Dom Sigillo

No. 64, 25, 32, 19, 52, 5
- Positions: Tackle, guard

Personal information
- Born: March 7, 1913 Storrs, Connecticut, U.S.
- Died: July 1, 1957 (aged 44) San Francisco, California, U.S.
- Listed height: 6 ft 0 in (1.83 m)
- Listed weight: 230 lb (104 kg)

Career information
- High school: Central (Columbus, Ohio)
- College: Xavier

Career history
- Cincinnati Models (1936); Cincinnati Bengals (1937–1938); Columbus Bullies/Bulls (1939–1941); Chicago Bears (1943–1944); Detroit Lions (1945); San Francisco Clippers (1947);

Awards and highlights
- NFL champion (1943);
- Stats at Pro Football Reference

= Dom Sigillo =

American football player (1913–1957)

Dominic Frederick Sigillo (March 7, 1913 – July 1, 1957) was an American professional football tackle who played three seasons in the National Football League (NFL) with the Chicago Bears and Detroit Lions. He played college football at Xavier University. He started for the Bears in the 1943 NFL Championship Game.

==Early life and college==
Dominic Frederick Sigillo was born on March 7, 1913, in Storrs, Connecticut. He attended Central High School in Columbus, Ohio.

He was a member of the Xavier Musketeers freshman team in 1932 and a member of the main roster from 1933 to 1935.

==Professional career==
Sigillo played in five games, all starts, for the Cincinnati Models of the Midwest Football League in 1936.
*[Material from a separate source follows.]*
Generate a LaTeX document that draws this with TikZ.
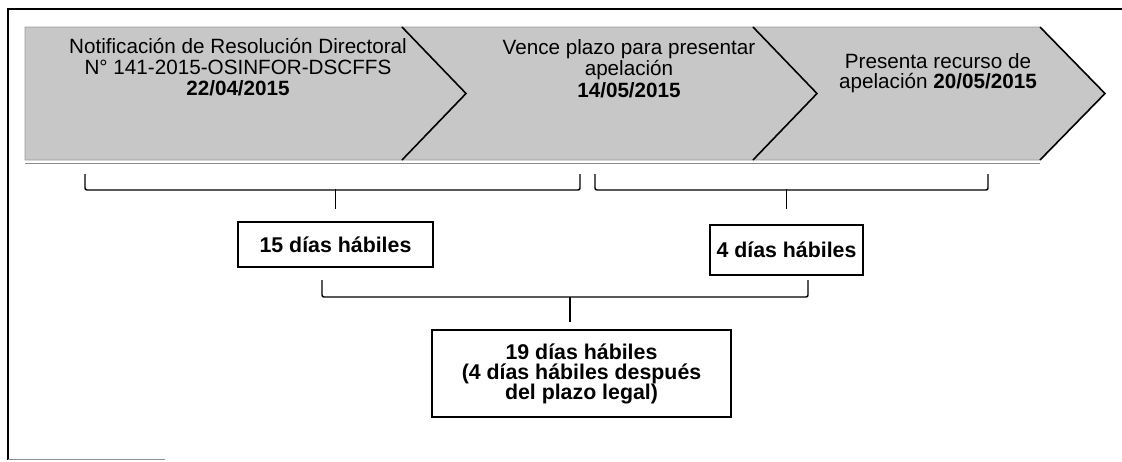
\documentclass[tikz,border=0pt]{standalone}
\usepackage{fontspec}
\setmainfont{Liberation Sans}
\usetikzlibrary{positioning}
\tikzstyle{chevron}=[fill=black!22,draw=black!40,line width=.4pt]
\tikzstyle{edge}=[black,line width=1.2pt]
\tikzstyle{bracket}=[black,line width=1.1pt,rounded corners=1.5pt]
\tikzstyle{chevtext}=[align=center,inner sep=0pt]
\tikzstyle{daybox}=[draw=black,line width=1.4pt,align=center,inner sep=0pt,
	font=\fontsize{16}{15}\selectfont\bfseries]

\begin{document}
\begin{tikzpicture}[x=.75pt,y=-.75pt,font=\fontsize{15.5}{15.5}\selectfont]
	\useasboundingbox (0,0) rectangle (1122,461);

	%frame
	\draw[line width=1.6pt] (8,460) -- (8,9) -- (1122,9);
	\draw[black!45,line width=.8pt] (8,459.5) -- (165,459.5);

	%chevrons
	\filldraw[chevron] (25,27) -- (402,27) -- (466,93.5) -- (402,160) -- (25,160) -- cycle;
	\filldraw[chevron] (402,27) -- (753,27) -- (817,93.5) -- (753,160) -- (402,160) -- (466,93.5) -- cycle;
	\filldraw[chevron] (753,27) -- (1040,27) -- (1105,93.5) -- (1040,160) -- (753,160) -- (817,93.5) -- cycle;
	\draw[edge] (402,27) -- (466,93.5) -- (402,160);
	\draw[edge] (753,27) -- (817,93.5) -- (753,160);
	\draw[edge] (1040,27) -- (1105,93.5) -- (1040,160);
	\draw[black!45,line width=.6pt] (25,163) -- (1040,163);

	\node[chevtext] (notif) at (238,67) {Notificación de Resolución Directoral\\N° 141-2015-OSINFOR-DSCFFS\\\textbf{22/04/2015}};
	\node[chevtext] (vence) at (629,69) {Vence plazo para presentar\\apelación\\[1.5pt]\textbf{14/05/2015}};
	\node[chevtext] (recurso) at (938,73) {Presenta recurso de\\apelación \textbf{20/05/2015}};

	%boxes
	\node[daybox,minimum width=146pt,minimum height=34pt] (d15) at (335.5,244.5) {15 días hábiles};
	\node[daybox,minimum width=115pt,minimum height=37.5pt] (d4) at (786.5,250) {4 días hábiles};
	\node[daybox,minimum width=224pt,minimum height=65pt] (d19) at (581.5,373.5) {19 días hábiles\\(4 días hábiles después\\del plazo legal)};

	%brackets
	\coordinate (a1) at (85,174);
	\coordinate (a2) at (580,174);
	\coordinate (b1) at (595,174);
	\coordinate (b2) at (988,174);
	\coordinate (c1) at (322,280);
	\coordinate (c2) at (808,280);
	\coordinate (cT) at (570,297);
	\draw[bracket] (a1) -- ++(0,16) -| (a2);
	\draw[bracket] (b1) -- ++(0,16) -| (b2);
	\draw[bracket] (c1) -- ++(0,17) -| (c2);
	\draw[bracket] ([yshift=24pt]d15.north) -- ([yshift=9pt]d15.north);
	\draw[bracket] ([yshift=26.25pt]d4.north) -- ([yshift=11.25pt]d4.north);
	\draw[bracket] (cT) -- ++(0,25);
\end{tikzpicture}
\end{document}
He played in five games for the Cincinnati Bengals of the American Football League in 1937, and in six games for the Bengals in 1938.

Sigillo appeared in seven games, starting four, for the Columbus Bullies of the American Professional Football Association in 1939. He played in ten games, starting five, for the Bullies in 1940. He played in seven games, starting two, for the newly-renamed Columbus Bulls during the 1941 season.

Sigillo was signed by the Chicago Bears of the National Football League (NFL) in 1943 and played in six games for the team during the 1943 NFL season. He also started for the Bears in the 1943 NFL Championship Game, a 41–21 victory against the Washington Redskins. He appeared in nine games, starting three, for the Bears in 1944.

On August 18, 1945, Sigillo was traded to the Detroit Lions. He played in eight games, starting two, for the Lions in 1945 before being released on November 19, 1945.

He started one game for the San Francisco Clippers of the Pacific Coast Professional Football League in 1947.

==Personal life==
Sigillo died on July 1, 1957, in San Francisco, California.